Wenn die Stille spricht

«Liegen Einkehrzeiten, Retreats und Auszeiten im Trend?», frage ich ChatGPT – und erhalte prompt eine ausführliche, positive Antwort mit Beweggründen, Statistiken und Zielgruppen. Wenig überraschend, denn ich finde mich selbst genau darin wieder: Immer mehr junge Erwachsene auf Sinnsuche, Berufstätige am Limit, Kreative, spirituell Interessierte und Christen zieht es an stille Orte – auf der Suche nach Entschleunigung, Balance und Gott – und finden sie auf Pilgerwegen, in Klöstern und bei anderen Retreats.

So auch ich. Fünf Tage verbringe ich im oberfränkischen Selbitz bei einer evangelischen Gemeinschaft. Es ist nicht das erste Mal, dass ich mir bewusst Zeit nehme für Ruhe, Gebet, Schreiben und Lesen. Ich kenne den Rhythmus bereits: Morgen-, Mittag- und Abendgebet, gemeinsame (teils im Schweigen eingenommene) Mahlzeiten.
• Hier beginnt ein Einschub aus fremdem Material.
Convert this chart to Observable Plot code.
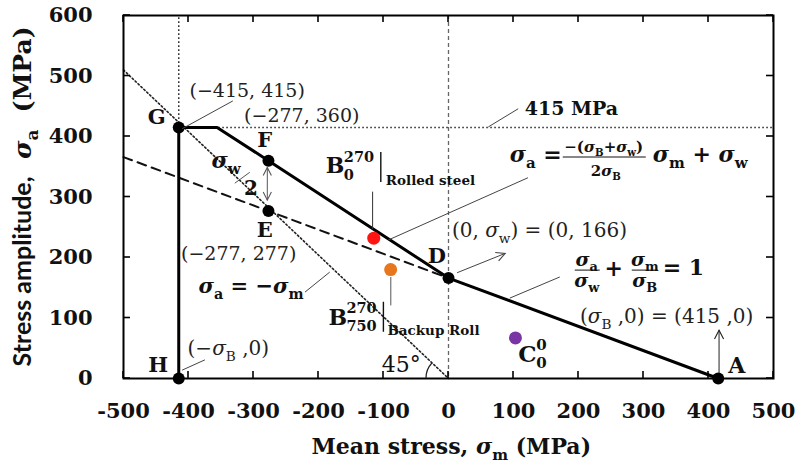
<!DOCTYPE html>
<html><head><meta charset="utf-8">
<script src="https://cdn.jsdelivr.net/npm/d3@7"></script>
<script src="https://cdn.jsdelivr.net/npm/@observablehq/plot@0.6"></script>
<style>body{margin:0;background:#fff}</style>
</head><body>
<script>
const SERIF = "DejaVu Serif";
const SANS = "Lato";

// ---- data ----
const xTicks = [-500, -400, -300, -200, -100, 0, 100, 200, 300, 400, 500];
const yTicks = [0, 100, 200, 300, 400, 500, 600];
const sigmaB = 415, sigmaW = 166, yieldAmp = 415;

const keyNames = ["G", "F", "E", "D", "A", "H"];
const keyMean  = [-415, -277, -277, 0, 415, -415];
const keyAmp   = [415, 360, 277, 166, 0, 0];

const envMean = [-415, -415, -356, -277, 0, 415];
const envAmp  = [0, 415, 415, 360, 166, 0];

const halfMean = [-500, 0];
const halfAmp  = [366, 166];

const diagMean = [-500, 0];
const diagAmp  = [510, 0];

const specNames = ["B0^270 Rolled steel", "B750^270 Backup Roll", "C0^0"];
const specMean  = [-115, -89, 103];
const specAmp   = [232, 180, 67];
const specColor = ["#ff1414", "#e8761c", "#7a35a5"];

const keyPts = keyNames.map((n, i) => ({n, m: keyMean[i], a: keyAmp[i]}));
const envelope = envMean.map((m, i) => ({m, a: envAmp[i]}));
const halfLine = halfMean.map((m, i) => ({m, a: halfAmp[i]}));
const diagLine = diagMean.map((m, i) => ({m, a: diagAmp[i]}));
const specs = specNames.map((n, i) => ({n, m: specMean[i], a: specAmp[i], c: specColor[i]}));

// ---- helpers ----
const sg = {t: "σ", it: true};
const sub = t => ({t, sub: true});

function txt(g, x, y, parts, o = {}) {
  const size = o.size || 20;
  const t = g.append("text").attr("x", x).attr("y", y)
    .attr("font-family", o.family || SERIF).attr("font-size", size)
    .attr("font-weight", o.weight || "bold").attr("fill", o.fill || "#111")
    .attr("text-anchor", o.anchor || "start");
  let shift = 0;
  for (const p of parts) {
    const s = typeof p === "string" ? {t: p} : p;
    const target = s.sub ? size * 0.28 : s.sup ? -size * 0.42 : 0;
    const ts = t.append("tspan").text(s.t);
    if (target - shift) ts.attr("dy", target - shift);
    if (s.sub || s.sup) ts.attr("font-size", size * 0.68);
    if (s.it) ts.attr("font-style", "italic");
    if (s.family) ts.attr("font-family", s.family);
    shift = target;
  }
  return t;
}
function seg(g, x1, y1, x2, y2, o = {}) {
  return g.append("line").attr("x1", x1).attr("y1", y1).attr("x2", x2).attr("y2", y2)
    .attr("stroke", o.stroke || "#444").attr("stroke-width", o.width || 1);
}
function head(g, x1, y1, x2, y2, o) {
  const L = o.head || 10, ang = (o.angle || 27) * Math.PI / 180;
  const th = Math.atan2(y2 - y1, x2 - x1);
  const p = [[x2 - L * Math.cos(th - ang), y2 - L * Math.sin(th - ang)], [x2, y2],
             [x2 - L * Math.cos(th + ang), y2 - L * Math.sin(th + ang)]];
  g.append("path").attr("d", "M" + p.join("L")).attr("fill", "none")
    .attr("stroke", o.stroke || "#333").attr("stroke-width", o.width || 1.1);
}
function arrow(g, x1, y1, x2, y2, o = {}) {
  seg(g, x1, y1, x2, y2, o);
  head(g, x1, y1, x2, y2, o);
  if (o.both) head(g, x2, y2, x1, y1, o);
}

function ticks(index, {x: X, y: Y}) {
  const g = d3.create("svg:g");
  for (const v of xTicks) {
    seg(g, X(v), Y(0), X(v), Y(0) - 7, {stroke: "#000", width: 1.6});
    seg(g, X(v), Y(600), X(v), Y(600) + 7, {stroke: "#000", width: 1.6});
  }
  for (const v of yTicks) {
    seg(g, X(-500), Y(v), X(-500) + 7, Y(v), {stroke: "#000", width: 1.6});
    seg(g, X(500), Y(v), X(500) - 7, Y(v), {stroke: "#000", width: 1.6});
  }
  return g.node();
}

function annotations(index, {x: X, y: Y}, values, dim) {
  const g = d3.create("svg:g");
  const at = (m, a) => [X(m), Y(a)];
  const L = (p, q, o) => seg(g, p[0], p[1], q[0], q[1], o);

  // G
  txt(g, X(-448), Y(420), ["G"], {anchor: "middle", size: 21});
  txt(g, X(-309), Y(464), ["(−415, 415)"], {anchor: "middle", size: 19, weight: "normal", fill: "#222"});
  L(at(-409, 412), at(-331, 458));
  txt(g, X(-225), Y(423), ["(−277, 360)"], {anchor: "middle", size: 19, weight: "normal", fill: "#222"});
  // F, E
  txt(g, X(-282), Y(382), ["F"], {anchor: "middle", size: 21});
  txt(g, X(-282), Y(233), ["E"], {anchor: "middle", size: 21});
  txt(g, X(-322), Y(195), ["(−277, 277)"], {anchor: "middle", size: 19, weight: "normal", fill: "#222"});
  // sigma_w / 2
  txt(g, X(-364), Y(347), [sg, sub("w")], {size: 22});
  L(at(-328, 322), at(-305, 340), {stroke: "#555"});
  txt(g, X(-303), Y(302), ["2"], {anchor: "middle", size: 20});
  arrow(g, X(-278), Y(348), X(-278), Y(294), {both: true, stroke: "#555", head: 9});
  // sigma_a = -sigma_m
  txt(g, X(-303), Y(140), [sg, sub("a"), " = −", sg, sub("m")], {anchor: "middle", size: 21});
  L(at(-220, 142), at(-182, 175));
  // B0^270 | Rolled steel
  {
    const [bx, by] = at(-188, 339);
    txt(g, bx, by, ["B"], {size: 22});
    txt(g, bx + 18, by - 11, ["270"], {size: 14.5});
    txt(g, bx + 18, by + 7, ["0"], {size: 14.5});
    seg(g, bx + 55, by - 21, bx + 55, by + 9, {stroke: "#111", width: 1.4});
    txt(g, bx + 60, by + 12, ["Rolled steel"], {size: 13.5});
    L(at(-116, 308), at(-116, 246), {stroke: "#333"});
  }
  // equation 1
  {
    const [x0, y0] = at(95, 357);
    txt(g, x0, y0, [sg, sub("a"), " ="], {size: 22});
    txt(g, x0 + 94, y0 - 10, ["−(", sg, sub("B"), "+", sg, sub("w"), ")"], {anchor: "middle", size: 15});
    seg(g, x0 + 53, y0 - 5, x0 + 136, y0 - 5, {stroke: "#111", width: 1});
    txt(g, x0 + 96, y0 + 14, ["2", sg, sub("B")], {anchor: "middle", size: 15});
    txt(g, x0 + 143, y0, [sg, sub("m"), " + ", sg, sub("w")], {size: 22});
    L(at(123, 331), at(-92, 228));
  }
  // 415 MPa
  txt(g, X(118), Y(435), ["415 MPa"], {size: 19});
  L(at(62, 415), at(108, 445));
  // (0, sigma_w) = (0, 166)
  txt(g, X(6), Y(233), ["(0, ", sg, sub("w"), ") = (0, 166)"], {size: 20, weight: "normal", fill: "#222"});
  arrow(g, X(14), Y(174), X(88), Y(206), {stroke: "#444"});
  txt(g, X(-17), Y(190), ["D"], {anchor: "middle", size: 21});
  // equation 2
  {
    const [x0, y0] = at(195, 180);
    txt(g, x0 + 12, y0 - 3, [sg, sub("a")], {anchor: "middle", size: 19});
    seg(g, x0, y0 + 1, x0 + 25, y0 + 1, {stroke: "#111"});
    txt(g, x0 + 12, y0 + 18, [sg, sub("w")], {anchor: "middle", size: 19});
    txt(g, x0 + 39, y0 + 7, ["+"], {anchor: "middle", size: 22});
    txt(g, x0 + 70, y0 - 3, [sg, sub("m")], {anchor: "middle", size: 19});
    seg(g, x0 + 57, y0 + 1, x0 + 83, y0 + 1, {stroke: "#111"});
    txt(g, x0 + 70, y0 + 18, [sg, sub("B")], {anchor: "middle", size: 19});
    txt(g, x0 + 88, y0 + 6, ["= 1"], {size: 22});
    L(at(95, 132), at(172, 167));
  }
  // (sigma_B, 0) = (415, 0)
  txt(g, X(203), Y(91), ["(", sg, sub("B"), " ,0) = (415 ,0)"], {size: 20, weight: "normal", fill: "#222"});
  arrow(g, X(417), Y(8), X(417), Y(79), {stroke: "#222"});
  txt(g, X(431), Y(8), ["A"], {size: 22});
  // C0^0
  {
    const [cx, cy] = at(108, 26);
    txt(g, cx, cy, ["C"], {size: 23});
    txt(g, cx + 18, cy - 12, ["0"], {size: 15});
    txt(g, cx + 18, cy + 6, ["0"], {size: 15});
  }
  // B750^270 | Backup Roll
  {
    const [bx, by] = at(-184, 88);
    txt(g, bx, by, ["B"], {size: 22});
    txt(g, bx + 18, by - 12, ["270"], {size: 14.5});
    txt(g, bx + 18, by + 6, ["750"], {size: 14.5});
    seg(g, bx + 55, by - 23, bx + 55, by + 7, {stroke: "#111", width: 1.4});
    txt(g, bx + 59, by + 10, ["Backup Roll"], {size: 13.5});
    L(at(-88, 167), at(-88, 120), {stroke: "#555"});
  }
  // 45 degrees
  txt(g, X(-102), Y(10), ["45°"], {size: 22, weight: "normal"});
  {
    const ox = X(0), oy = Y(0), r = 22;
    const dx = X(-100) - ox, dy = Y(100) - oy, len = Math.hypot(dx, dy);
    g.append("path").attr("d", `M${ox - r},${oy}A${r},${r} 0 0 1 ${ox + r * dx / len},${oy + r * dy / len}`)
      .attr("fill", "none").attr("stroke", "#222").attr("stroke-width", 1.2);
  }
  // H
  txt(g, X(-446), Y(10), ["H"], {anchor: "middle", size: 21});
  txt(g, X(-338), Y(38), ["(−", sg, sub("B"), " ,0)"], {anchor: "middle", size: 20, weight: "normal", fill: "#222"});
  L(at(-409, 13), at(-374, 30));

  // axis titles
  txt(g, X(5), dim.height - 14, ["Mean stress, ", sg, sub("m"), " (MPa)"], {anchor: "middle", size: 22});
  const yt = g.append("g").attr("transform", `translate(31,${Y(300)})rotate(-90)`);
  txt(yt, 0, 0, [{t: "Stress amplitude,", family: SANS}, "  ", sg, sub("a"), "  (MPa)"], {anchor: "middle", size: 25});
  return g.node();
}

const chart = Plot.plot({
  width: 798,
  height: 468,
  marginLeft: 123,
  marginRight: 25,
  marginTop: 15,
  marginBottom: 90,
  x: {domain: [-500, 500]},
  y: {domain: [0, 600]},
  color: {type: "identity"},
  style: {fontFamily: SERIF, fontSize: "21px", fontWeight: "bold", color: "#111", background: "#fff"},
  marks: [
    Plot.axisX({ticks: xTicks, tickSize: 0, tickPadding: 25, tickFormat: d => String(d), label: null, fontSize: 21, fontWeight: "bold"}),
    Plot.axisY({ticks: yTicks, tickSize: 0, tickPadding: 31, tickFormat: d => String(d), label: null, fontSize: 21, fontWeight: "bold"}),
    Plot.ruleX([0], {stroke: "#666", strokeWidth: 1.3, strokeDasharray: "4,3"}),
    Plot.ruleX([-sigmaB], {y1: yieldAmp, y2: 600, stroke: "#333", strokeWidth: 1.5, strokeDasharray: "1.6,2.4"}),
    Plot.ruleY([yieldAmp], {x1: -sigmaB, x2: 500, stroke: "#333", strokeWidth: 1.5, strokeDasharray: "1.6,2.4"}),
    Plot.line(diagLine, {x: "m", y: "a", stroke: "#222", strokeWidth: 1.6, strokeDasharray: "1.6,2.4"}),
    Plot.line(halfLine, {x: "m", y: "a", stroke: "#111", strokeWidth: 2, strokeDasharray: "9,6"}),
    Plot.line(envelope, {x: "m", y: "a", stroke: "#000", strokeWidth: 3}),
    Plot.dot(keyPts, {x: "m", y: "a", r: 6, fill: "#000"}),
    Plot.dot(specs, {x: "m", y: "a", r: 6.5, fill: "c"}),
    Plot.frame({stroke: "#000", strokeWidth: 2}),
    ticks,
    annotations
  ]
});
document.body.appendChild(chart);
</script>
</body></html>
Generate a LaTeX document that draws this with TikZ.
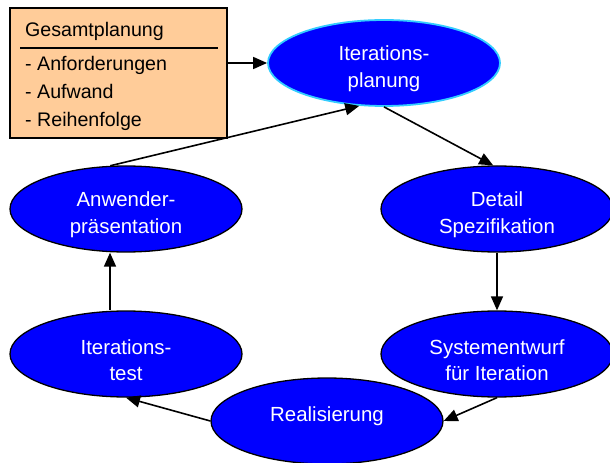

Was ich vergessen hatte: Ich habe mich für ein Gruppenprogramm angemeldet. Uups. Ich brauche kurz, um mich von meiner Vorstellung eines Einzel-Retreats zu verabschieden. Stattdessen treffe ich fast jeden Morgen und Abend auf meine Gruppe – wir singen, machen Körperübungen, beten, hören Impulse. Alles natürlich freiwillig. An zwei Abenden klinke ich mich aus.

Ein paar Dinge waren anders, als ich dachte – und so habe ich mir Fragen notiert, die ich mir beim nächsten Mal vorher stellen möchte. Vielleicht helfen sie ja auch dem ein oder der anderen, das passende Kloster- oder Retreat-Erlebnis zu finden:

Alleine oder in der Gruppe?
Will ich Gemeinschaft, Austausch, Anleitung – oder lieber ganz für mich sein? Ich habe gemerkt: Mein Innenleben ist Impuls genug. Zu viel Austausch überfordert mich. Langweilig wird mir fast nicht, und wenn, dann ist das okay.

Fester Rhythmus oder freie Gestaltung?
Die festen Gebetszeiten strukturieren meinen Tag wohltuend. Morgens und abends eine 20-Minütige, sich wiederholende und dadurch vertrauter werdende Gebetsliturgie mitzusprechen, richtet mein Inneres aus und bringt es nach einem stillen und doch ereignisreichen Tag wieder zur Ruhe. Das kurze Mittagsgebet ist wie ein Leuchtturm in der Mitte des Tages. Darüber hinaus genieße ich die Freiheit – stundenlang einfach nur sein, ohne Vorgaben.

Schweigen oder Gespräch?
Mein Alltag zeigt mir, dass Menschen da sehr unterschiedlich ticken und verschiedene Bedürfnisse haben. Mir persönlich hilft die äußere Stille und das Schweigen, Gott besser wahrzunehmen und selbst still zu werden. Es braucht Zeit, bis es in mir still wird. Mein Tagebuch wird zum Gegenüber, im Schreiben begegne ich Gott. Dann erlebe ich die Stille nicht als Leere, sondern entdecke darin Fülle. Das Angebot für Begleitgespräche nehme ich in diesen Tagen nicht in Anspruch. 

Bücher, Natur, Bewegung
Ist der Rahmen gesteckt, fülle ich ihn mit Waldspaziergängen, Verweilen in der Kapelle, Schreiben. Weil mir nach drei Tagen mit meinen eigenen Gedanken dann eventuell doch nach neuem Input ist, kommt die kleine Hausbibliothek wie gerufen: Ich lese das apokryphe Buch Judit und entdecke Bücher über Edith Stein, Dietrich Bonhoeffer und Teresa von Avila.

Nach fünf Tagen fühlt sich in mir vieles aufgeräumt an – friedlich, klar. Ich nehme Erkenntnisse, Fragen, Dankbarkeit und neuen Tatendrang mit. Und eben auch die Erkenntnis, dass ich das nächste Mal darauf achte, wirklich ganz alleine zu sein.